-- begin Supplied data --

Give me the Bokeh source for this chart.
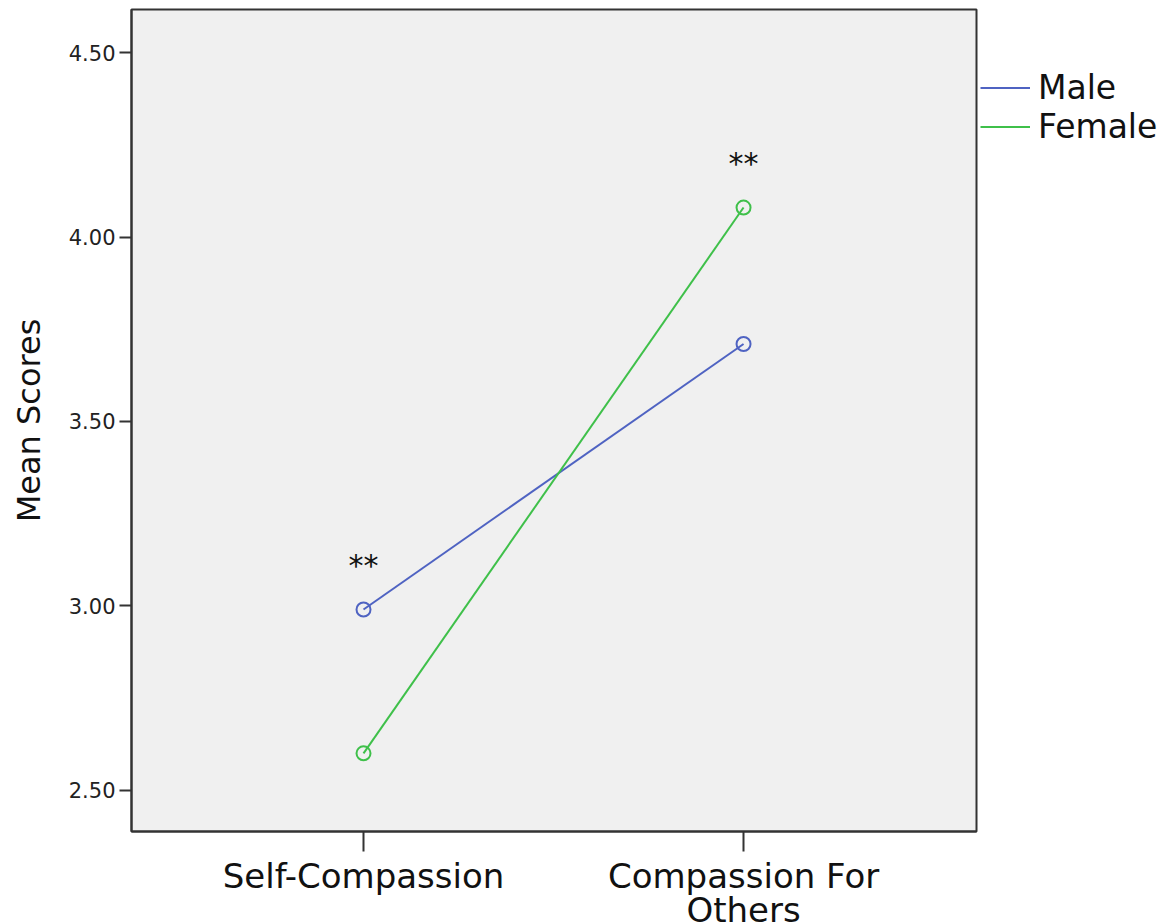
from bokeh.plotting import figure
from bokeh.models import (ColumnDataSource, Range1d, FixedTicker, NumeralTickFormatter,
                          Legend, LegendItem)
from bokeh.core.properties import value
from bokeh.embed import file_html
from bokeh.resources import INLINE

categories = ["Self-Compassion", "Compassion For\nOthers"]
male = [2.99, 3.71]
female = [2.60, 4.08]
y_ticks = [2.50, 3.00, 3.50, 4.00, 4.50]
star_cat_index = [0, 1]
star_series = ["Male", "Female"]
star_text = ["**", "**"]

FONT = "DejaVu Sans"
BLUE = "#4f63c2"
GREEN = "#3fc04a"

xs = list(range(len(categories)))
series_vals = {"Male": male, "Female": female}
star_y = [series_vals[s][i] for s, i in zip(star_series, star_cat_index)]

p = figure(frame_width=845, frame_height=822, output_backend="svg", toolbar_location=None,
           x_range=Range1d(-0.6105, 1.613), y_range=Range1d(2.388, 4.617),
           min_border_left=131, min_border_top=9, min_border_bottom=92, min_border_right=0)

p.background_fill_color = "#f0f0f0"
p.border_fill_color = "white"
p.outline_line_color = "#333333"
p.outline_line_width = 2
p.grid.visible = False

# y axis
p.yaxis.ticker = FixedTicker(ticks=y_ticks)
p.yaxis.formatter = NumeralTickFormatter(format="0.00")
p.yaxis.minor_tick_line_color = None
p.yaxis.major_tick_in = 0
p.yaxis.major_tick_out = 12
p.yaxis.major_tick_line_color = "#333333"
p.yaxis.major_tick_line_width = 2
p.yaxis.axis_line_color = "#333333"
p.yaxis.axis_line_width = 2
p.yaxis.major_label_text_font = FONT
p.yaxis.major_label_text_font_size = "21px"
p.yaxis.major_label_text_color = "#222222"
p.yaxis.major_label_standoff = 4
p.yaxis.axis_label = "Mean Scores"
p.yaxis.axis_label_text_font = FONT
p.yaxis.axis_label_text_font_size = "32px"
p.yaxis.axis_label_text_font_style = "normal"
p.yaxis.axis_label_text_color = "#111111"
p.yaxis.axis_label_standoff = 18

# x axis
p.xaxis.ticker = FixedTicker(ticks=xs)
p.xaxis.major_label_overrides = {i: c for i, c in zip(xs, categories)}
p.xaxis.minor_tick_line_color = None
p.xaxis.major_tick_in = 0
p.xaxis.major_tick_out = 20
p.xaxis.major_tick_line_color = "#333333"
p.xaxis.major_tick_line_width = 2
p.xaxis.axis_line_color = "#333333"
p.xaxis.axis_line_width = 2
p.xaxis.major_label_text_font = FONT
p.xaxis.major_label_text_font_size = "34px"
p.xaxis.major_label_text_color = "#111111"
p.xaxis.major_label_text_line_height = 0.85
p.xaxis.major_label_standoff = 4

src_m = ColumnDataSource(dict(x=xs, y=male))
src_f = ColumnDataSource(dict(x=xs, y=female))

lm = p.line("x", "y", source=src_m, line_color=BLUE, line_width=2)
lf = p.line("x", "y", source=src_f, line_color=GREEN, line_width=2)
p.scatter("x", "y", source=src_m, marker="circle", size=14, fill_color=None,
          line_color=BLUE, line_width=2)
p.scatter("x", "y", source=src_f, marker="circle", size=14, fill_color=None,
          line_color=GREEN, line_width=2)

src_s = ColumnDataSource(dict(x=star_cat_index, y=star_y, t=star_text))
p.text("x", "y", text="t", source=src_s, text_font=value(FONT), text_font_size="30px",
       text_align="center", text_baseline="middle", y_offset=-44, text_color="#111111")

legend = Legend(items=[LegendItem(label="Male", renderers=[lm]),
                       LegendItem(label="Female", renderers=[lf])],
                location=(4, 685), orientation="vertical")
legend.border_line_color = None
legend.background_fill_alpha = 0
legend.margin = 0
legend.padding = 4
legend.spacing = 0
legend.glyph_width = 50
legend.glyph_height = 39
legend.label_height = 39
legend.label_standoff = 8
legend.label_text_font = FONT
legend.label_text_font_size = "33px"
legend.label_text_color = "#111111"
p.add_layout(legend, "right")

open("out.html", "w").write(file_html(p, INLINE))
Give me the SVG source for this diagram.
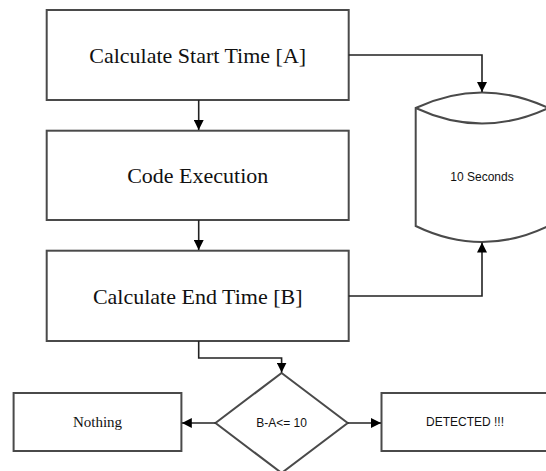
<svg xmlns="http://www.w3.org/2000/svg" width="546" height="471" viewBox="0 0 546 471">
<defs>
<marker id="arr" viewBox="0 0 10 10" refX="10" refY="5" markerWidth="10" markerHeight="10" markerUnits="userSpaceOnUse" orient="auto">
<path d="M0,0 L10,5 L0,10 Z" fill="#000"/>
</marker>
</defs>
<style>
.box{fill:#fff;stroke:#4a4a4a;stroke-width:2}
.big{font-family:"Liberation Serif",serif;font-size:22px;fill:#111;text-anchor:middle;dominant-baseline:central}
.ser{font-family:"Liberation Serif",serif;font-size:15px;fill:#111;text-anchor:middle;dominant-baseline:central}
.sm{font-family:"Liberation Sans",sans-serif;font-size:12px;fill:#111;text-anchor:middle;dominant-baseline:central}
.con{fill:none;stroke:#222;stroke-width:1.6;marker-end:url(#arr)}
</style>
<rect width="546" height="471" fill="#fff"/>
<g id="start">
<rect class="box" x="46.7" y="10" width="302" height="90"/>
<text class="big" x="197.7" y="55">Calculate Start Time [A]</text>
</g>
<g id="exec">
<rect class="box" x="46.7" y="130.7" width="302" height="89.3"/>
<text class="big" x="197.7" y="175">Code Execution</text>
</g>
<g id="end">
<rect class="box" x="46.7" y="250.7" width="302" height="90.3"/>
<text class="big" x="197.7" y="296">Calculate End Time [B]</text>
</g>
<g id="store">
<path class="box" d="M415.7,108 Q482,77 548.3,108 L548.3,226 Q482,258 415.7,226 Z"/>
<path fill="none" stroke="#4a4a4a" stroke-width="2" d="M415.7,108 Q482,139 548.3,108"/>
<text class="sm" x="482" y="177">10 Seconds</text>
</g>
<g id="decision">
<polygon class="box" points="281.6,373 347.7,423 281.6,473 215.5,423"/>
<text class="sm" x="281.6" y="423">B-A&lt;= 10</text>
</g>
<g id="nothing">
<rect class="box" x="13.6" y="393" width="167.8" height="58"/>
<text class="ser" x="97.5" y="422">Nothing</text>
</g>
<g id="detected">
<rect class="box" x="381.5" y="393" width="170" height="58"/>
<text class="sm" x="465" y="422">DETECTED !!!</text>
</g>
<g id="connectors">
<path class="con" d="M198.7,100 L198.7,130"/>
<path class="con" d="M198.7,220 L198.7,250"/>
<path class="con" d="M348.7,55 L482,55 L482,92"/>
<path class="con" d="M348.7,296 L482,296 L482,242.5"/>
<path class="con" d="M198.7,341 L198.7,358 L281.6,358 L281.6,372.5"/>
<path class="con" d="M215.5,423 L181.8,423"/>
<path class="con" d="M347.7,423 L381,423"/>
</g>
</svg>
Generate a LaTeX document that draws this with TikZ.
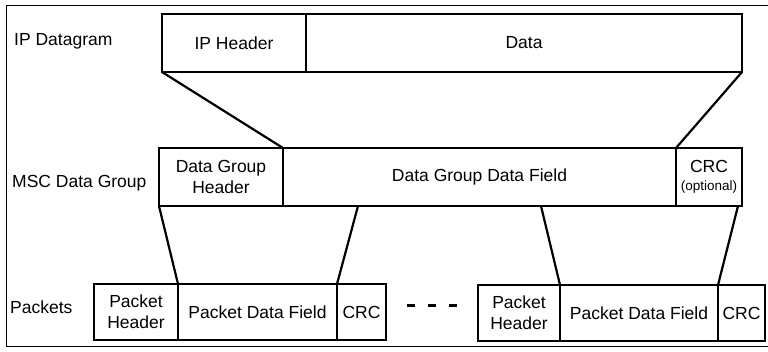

-- end Supplied data --

* [Goal]
Your task is to transcribe all of the records precisely, with no images included.

* [Written solution]
Give me the Bokeh source for this chart.
from bokeh.plotting import figure
from bokeh.models import (ColumnDataSource, Range1d, FixedTicker, NumeralTickFormatter,
                          Legend, LegendItem)
from bokeh.core.properties import value
from bokeh.embed import file_html
from bokeh.resources import INLINE

categories = ["Self-Compassion", "Compassion For\nOthers"]
male = [2.99, 3.71]
female = [2.60, 4.08]
y_ticks = [2.50, 3.00, 3.50, 4.00, 4.50]
star_cat_index = [0, 1]
star_series = ["Male", "Female"]
star_text = ["**", "**"]

FONT = "DejaVu Sans"
BLUE = "#4f63c2"
GREEN = "#3fc04a"

xs = list(range(len(categories)))
series_vals = {"Male": male, "Female": female}
star_y = [series_vals[s][i] for s, i in zip(star_series, star_cat_index)]

p = figure(frame_width=845, frame_height=822, output_backend="svg", toolbar_location=None,
           x_range=Range1d(-0.6105, 1.613), y_range=Range1d(2.388, 4.617),
           min_border_left=131, min_border_top=9, min_border_bottom=92, min_border_right=0)

p.background_fill_color = "#f0f0f0"
p.border_fill_color = "white"
p.outline_line_color = "#333333"
p.outline_line_width = 2
p.grid.visible = False

# y axis
p.yaxis.ticker = FixedTicker(ticks=y_ticks)
p.yaxis.formatter = NumeralTickFormatter(format="0.00")
p.yaxis.minor_tick_line_color = None
p.yaxis.major_tick_in = 0
p.yaxis.major_tick_out = 12
p.yaxis.major_tick_line_color = "#333333"
p.yaxis.major_tick_line_width = 2
p.yaxis.axis_line_color = "#333333"
p.yaxis.axis_line_width = 2
p.yaxis.major_label_text_font = FONT
p.yaxis.major_label_text_font_size = "21px"
p.yaxis.major_label_text_color = "#222222"
p.yaxis.major_label_standoff = 4
p.yaxis.axis_label = "Mean Scores"
p.yaxis.axis_label_text_font = FONT
p.yaxis.axis_label_text_font_size = "32px"
p.yaxis.axis_label_text_font_style = "normal"
p.yaxis.axis_label_text_color = "#111111"
p.yaxis.axis_label_standoff = 18

# x axis
p.xaxis.ticker = FixedTicker(ticks=xs)
p.xaxis.major_label_overrides = {i: c for i, c in zip(xs, categories)}
p.xaxis.minor_tick_line_color = None
p.xaxis.major_tick_in = 0
p.xaxis.major_tick_out = 20
p.xaxis.major_tick_line_color = "#333333"
p.xaxis.major_tick_line_width = 2
p.xaxis.axis_line_color = "#333333"
p.xaxis.axis_line_width = 2
p.xaxis.major_label_text_font = FONT
p.xaxis.major_label_text_font_size = "34px"
p.xaxis.major_label_text_color = "#111111"
p.xaxis.major_label_text_line_height = 0.85
p.xaxis.major_label_standoff = 4

src_m = ColumnDataSource(dict(x=xs, y=male))
src_f = ColumnDataSource(dict(x=xs, y=female))

lm = p.line("x", "y", source=src_m, line_color=BLUE, line_width=2)
lf = p.line("x", "y", source=src_f, line_color=GREEN, line_width=2)
p.scatter("x", "y", source=src_m, marker="circle", size=14, fill_color=None,
          line_color=BLUE, line_width=2)
p.scatter("x", "y", source=src_f, marker="circle", size=14, fill_color=None,
          line_color=GREEN, line_width=2)

src_s = ColumnDataSource(dict(x=star_cat_index, y=star_y, t=star_text))
p.text("x", "y", text="t", source=src_s, text_font=value(FONT), text_font_size="30px",
       text_align="center", text_baseline="middle", y_offset=-44, text_color="#111111")

legend = Legend(items=[LegendItem(label="Male", renderers=[lm]),
                       LegendItem(label="Female", renderers=[lf])],
                location=(4, 685), orientation="vertical")
legend.border_line_color = None
legend.background_fill_alpha = 0
legend.margin = 0
legend.padding = 4
legend.spacing = 0
legend.glyph_width = 50
legend.glyph_height = 39
legend.label_height = 39
legend.label_standoff = 8
legend.label_text_font = FONT
legend.label_text_font_size = "33px"
legend.label_text_color = "#111111"
p.add_layout(legend, "right")

open("out.html", "w").write(file_html(p, INLINE))
Give me the SVG source for this diagram.
<svg xmlns="http://www.w3.org/2000/svg" width="546" height="471" viewBox="0 0 546 471">
<defs>
<marker id="arr" viewBox="0 0 10 10" refX="10" refY="5" markerWidth="10" markerHeight="10" markerUnits="userSpaceOnUse" orient="auto">
<path d="M0,0 L10,5 L0,10 Z" fill="#000"/>
</marker>
</defs>
<style>
.box{fill:#fff;stroke:#4a4a4a;stroke-width:2}
.big{font-family:"Liberation Serif",serif;font-size:22px;fill:#111;text-anchor:middle;dominant-baseline:central}
.ser{font-family:"Liberation Serif",serif;font-size:15px;fill:#111;text-anchor:middle;dominant-baseline:central}
.sm{font-family:"Liberation Sans",sans-serif;font-size:12px;fill:#111;text-anchor:middle;dominant-baseline:central}
.con{fill:none;stroke:#222;stroke-width:1.6;marker-end:url(#arr)}
</style>
<rect width="546" height="471" fill="#fff"/>
<g id="start">
<rect class="box" x="46.7" y="10" width="302" height="90"/>
<text class="big" x="197.7" y="55">Calculate Start Time [A]</text>
</g>
<g id="exec">
<rect class="box" x="46.7" y="130.7" width="302" height="89.3"/>
<text class="big" x="197.7" y="175">Code Execution</text>
</g>
<g id="end">
<rect class="box" x="46.7" y="250.7" width="302" height="90.3"/>
<text class="big" x="197.7" y="296">Calculate End Time [B]</text>
</g>
<g id="store">
<path class="box" d="M415.7,108 Q482,77 548.3,108 L548.3,226 Q482,258 415.7,226 Z"/>
<path fill="none" stroke="#4a4a4a" stroke-width="2" d="M415.7,108 Q482,139 548.3,108"/>
<text class="sm" x="482" y="177">10 Seconds</text>
</g>
<g id="decision">
<polygon class="box" points="281.6,373 347.7,423 281.6,473 215.5,423"/>
<text class="sm" x="281.6" y="423">B-A&lt;= 10</text>
</g>
<g id="nothing">
<rect class="box" x="13.6" y="393" width="167.8" height="58"/>
<text class="ser" x="97.5" y="422">Nothing</text>
</g>
<g id="detected">
<rect class="box" x="381.5" y="393" width="170" height="58"/>
<text class="sm" x="465" y="422">DETECTED !!!</text>
</g>
<g id="connectors">
<path class="con" d="M198.7,100 L198.7,130"/>
<path class="con" d="M198.7,220 L198.7,250"/>
<path class="con" d="M348.7,55 L482,55 L482,92"/>
<path class="con" d="M348.7,296 L482,296 L482,242.5"/>
<path class="con" d="M198.7,341 L198.7,358 L281.6,358 L281.6,372.5"/>
<path class="con" d="M215.5,423 L181.8,423"/>
<path class="con" d="M347.7,423 L381,423"/>
</g>
</svg>
Generate a LaTeX document that draws this with TikZ.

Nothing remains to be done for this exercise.